Lawmakers to Consider More Money for Mentally Ill

TALLAHASSEE -

The legislative panel that approves spending items when lawmakers aren't in session will meet next month to try to find more than $15 million to help provide treatment for mentally ill jail inmates.

State law requires jail inmates who are found to be mentally incompetent to be placed into treatment by the Department of Children & Families within 15 days. But the agency has a long waiting list that includes more than 250 inmates who have been waiting more than 15 days.

The agency has said it simply doesn't have the budget to boost bed space immediately.

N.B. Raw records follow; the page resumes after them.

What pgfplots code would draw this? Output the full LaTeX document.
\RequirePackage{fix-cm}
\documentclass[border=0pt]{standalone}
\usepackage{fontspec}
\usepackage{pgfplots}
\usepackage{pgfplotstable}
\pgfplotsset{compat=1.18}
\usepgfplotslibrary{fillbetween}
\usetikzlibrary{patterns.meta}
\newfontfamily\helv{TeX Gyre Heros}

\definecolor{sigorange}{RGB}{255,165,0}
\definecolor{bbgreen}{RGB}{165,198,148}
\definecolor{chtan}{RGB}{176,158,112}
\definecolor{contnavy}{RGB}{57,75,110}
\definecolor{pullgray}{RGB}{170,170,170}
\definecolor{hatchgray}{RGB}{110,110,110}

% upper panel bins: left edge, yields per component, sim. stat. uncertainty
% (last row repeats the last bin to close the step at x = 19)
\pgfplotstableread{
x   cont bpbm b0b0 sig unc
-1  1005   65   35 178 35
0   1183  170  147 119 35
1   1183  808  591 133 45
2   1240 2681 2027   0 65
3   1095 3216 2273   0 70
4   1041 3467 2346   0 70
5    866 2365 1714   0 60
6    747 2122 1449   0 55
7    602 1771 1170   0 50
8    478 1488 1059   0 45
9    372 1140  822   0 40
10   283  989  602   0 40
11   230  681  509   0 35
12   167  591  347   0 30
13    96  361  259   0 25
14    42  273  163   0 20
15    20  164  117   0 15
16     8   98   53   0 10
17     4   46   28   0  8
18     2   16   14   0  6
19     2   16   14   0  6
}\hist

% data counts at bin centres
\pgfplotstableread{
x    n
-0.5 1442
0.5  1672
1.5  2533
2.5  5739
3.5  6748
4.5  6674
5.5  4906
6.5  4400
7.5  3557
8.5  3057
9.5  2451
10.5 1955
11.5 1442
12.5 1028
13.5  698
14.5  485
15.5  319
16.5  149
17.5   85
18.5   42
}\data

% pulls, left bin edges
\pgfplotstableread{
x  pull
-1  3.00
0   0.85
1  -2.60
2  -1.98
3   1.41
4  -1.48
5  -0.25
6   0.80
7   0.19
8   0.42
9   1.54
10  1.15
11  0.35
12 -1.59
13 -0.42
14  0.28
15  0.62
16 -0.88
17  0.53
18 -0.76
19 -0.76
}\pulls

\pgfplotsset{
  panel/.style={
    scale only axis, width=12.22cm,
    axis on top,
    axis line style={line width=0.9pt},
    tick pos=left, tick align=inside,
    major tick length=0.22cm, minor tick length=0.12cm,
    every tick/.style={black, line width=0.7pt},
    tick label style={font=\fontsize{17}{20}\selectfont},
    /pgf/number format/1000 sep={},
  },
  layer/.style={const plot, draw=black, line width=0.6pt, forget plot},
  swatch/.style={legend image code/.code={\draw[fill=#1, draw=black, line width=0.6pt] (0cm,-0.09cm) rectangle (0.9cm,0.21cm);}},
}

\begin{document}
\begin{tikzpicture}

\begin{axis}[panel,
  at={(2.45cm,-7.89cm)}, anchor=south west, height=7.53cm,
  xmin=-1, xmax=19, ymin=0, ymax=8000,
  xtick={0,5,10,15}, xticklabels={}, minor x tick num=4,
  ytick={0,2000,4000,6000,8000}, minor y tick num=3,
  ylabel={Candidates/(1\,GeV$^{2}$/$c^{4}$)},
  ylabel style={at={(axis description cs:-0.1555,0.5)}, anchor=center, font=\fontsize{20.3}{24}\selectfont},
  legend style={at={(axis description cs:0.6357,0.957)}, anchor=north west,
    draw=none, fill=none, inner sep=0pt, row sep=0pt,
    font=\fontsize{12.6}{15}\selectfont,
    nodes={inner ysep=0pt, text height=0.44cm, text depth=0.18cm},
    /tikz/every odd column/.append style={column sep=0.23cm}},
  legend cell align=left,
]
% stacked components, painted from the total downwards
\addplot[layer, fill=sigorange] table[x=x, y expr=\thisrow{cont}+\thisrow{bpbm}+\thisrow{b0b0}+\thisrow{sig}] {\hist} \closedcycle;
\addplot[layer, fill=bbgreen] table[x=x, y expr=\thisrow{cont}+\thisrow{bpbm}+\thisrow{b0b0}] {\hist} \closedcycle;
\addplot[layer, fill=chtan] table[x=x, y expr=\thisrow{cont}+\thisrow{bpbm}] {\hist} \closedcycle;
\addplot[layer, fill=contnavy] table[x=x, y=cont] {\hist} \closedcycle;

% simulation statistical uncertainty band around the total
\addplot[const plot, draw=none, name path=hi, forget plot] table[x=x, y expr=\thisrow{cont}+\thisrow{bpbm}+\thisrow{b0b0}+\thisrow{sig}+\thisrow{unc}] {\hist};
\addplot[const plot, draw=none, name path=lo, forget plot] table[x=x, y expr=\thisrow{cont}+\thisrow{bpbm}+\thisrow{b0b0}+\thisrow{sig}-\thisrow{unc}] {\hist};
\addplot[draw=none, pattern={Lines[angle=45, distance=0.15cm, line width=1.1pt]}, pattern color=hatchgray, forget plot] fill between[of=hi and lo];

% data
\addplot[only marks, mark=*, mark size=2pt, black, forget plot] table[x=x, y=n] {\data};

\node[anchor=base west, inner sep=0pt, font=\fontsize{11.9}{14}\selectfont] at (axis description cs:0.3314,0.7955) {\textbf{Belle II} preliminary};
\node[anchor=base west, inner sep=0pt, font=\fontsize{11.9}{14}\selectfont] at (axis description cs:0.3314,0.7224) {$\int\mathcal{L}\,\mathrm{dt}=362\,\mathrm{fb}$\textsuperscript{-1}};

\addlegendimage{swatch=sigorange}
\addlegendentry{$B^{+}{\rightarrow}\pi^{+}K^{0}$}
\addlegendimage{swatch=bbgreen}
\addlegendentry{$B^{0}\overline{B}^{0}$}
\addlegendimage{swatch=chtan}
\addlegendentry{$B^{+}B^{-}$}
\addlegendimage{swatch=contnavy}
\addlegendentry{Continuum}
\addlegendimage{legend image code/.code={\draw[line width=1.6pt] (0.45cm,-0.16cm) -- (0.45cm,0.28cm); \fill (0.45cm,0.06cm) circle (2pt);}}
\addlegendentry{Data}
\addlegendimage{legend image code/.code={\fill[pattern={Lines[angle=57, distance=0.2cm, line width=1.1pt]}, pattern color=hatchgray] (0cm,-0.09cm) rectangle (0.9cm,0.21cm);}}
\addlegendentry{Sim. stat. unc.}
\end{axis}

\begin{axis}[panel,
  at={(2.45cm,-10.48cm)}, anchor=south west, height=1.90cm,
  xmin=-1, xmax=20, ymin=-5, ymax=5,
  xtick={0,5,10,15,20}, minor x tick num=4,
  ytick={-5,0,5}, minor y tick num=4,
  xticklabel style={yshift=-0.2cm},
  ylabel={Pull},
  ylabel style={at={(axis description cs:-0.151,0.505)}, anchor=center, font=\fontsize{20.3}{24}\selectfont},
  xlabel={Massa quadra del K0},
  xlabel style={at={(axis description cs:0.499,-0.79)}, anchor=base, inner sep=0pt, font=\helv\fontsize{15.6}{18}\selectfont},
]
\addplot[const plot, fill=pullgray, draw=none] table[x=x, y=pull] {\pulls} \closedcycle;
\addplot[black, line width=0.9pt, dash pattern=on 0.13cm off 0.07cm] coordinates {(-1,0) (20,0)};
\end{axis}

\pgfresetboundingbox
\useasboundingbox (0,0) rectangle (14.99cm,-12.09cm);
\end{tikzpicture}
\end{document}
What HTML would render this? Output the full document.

Gov. Jeb Bush said earlier this month that the problem is an unexplained spike in the number of inmates who are found to be mentally ill. He was trying to figure out how to quickly increase the agency's budget.

Bush spokeswoman Alia Faraj said Wednesday that top lawmakers had agreed that the Legislative Budget Commission would meet in January and try to move $15 million to $18 million from other places in the budget to meet the need.

The commission includes legislators from both chambers and meets regularly when the Legislature isn't in session to address financial needs that can't wait until the regular session, when the state budget is written.

The new money would be used to add beds and staff to existing facilities to deal with the backlog. It would also be used to provide more community services for the mentally ill.

The state is facing a federal lawsuit over the issue and judges around the state have complained that they haven't been able to get inmates into treatment as required by law.

Meanwhile, newspapers reported Thursday that DCF has asked for more money to treat the mentally ill for several years but has been rebuffed by Bush when he has sent his budget requests to lawmakers.

The Orlando Sentinel, Sarasota Herald-Tribune and St. Petersburg Times reported that the agency's budget requests were regularly reduced by the governor - one year by 95 percent, even though the agency was pushing for the money to keep the mentally ill out of jail.

Bush has said that neither his office nor the agency could have predicted the spike in the need for treatment.

The same has already happened in the plans for the coming budget year. DCF requested $314.7 million for 2007-2008, but after meeting with officials from the governor's office, the request was pared to $124.1 million.

When Gov.-elect Charlie Crist takes over in January, the budget proposals will likely be re-evaluated, agency officials have said.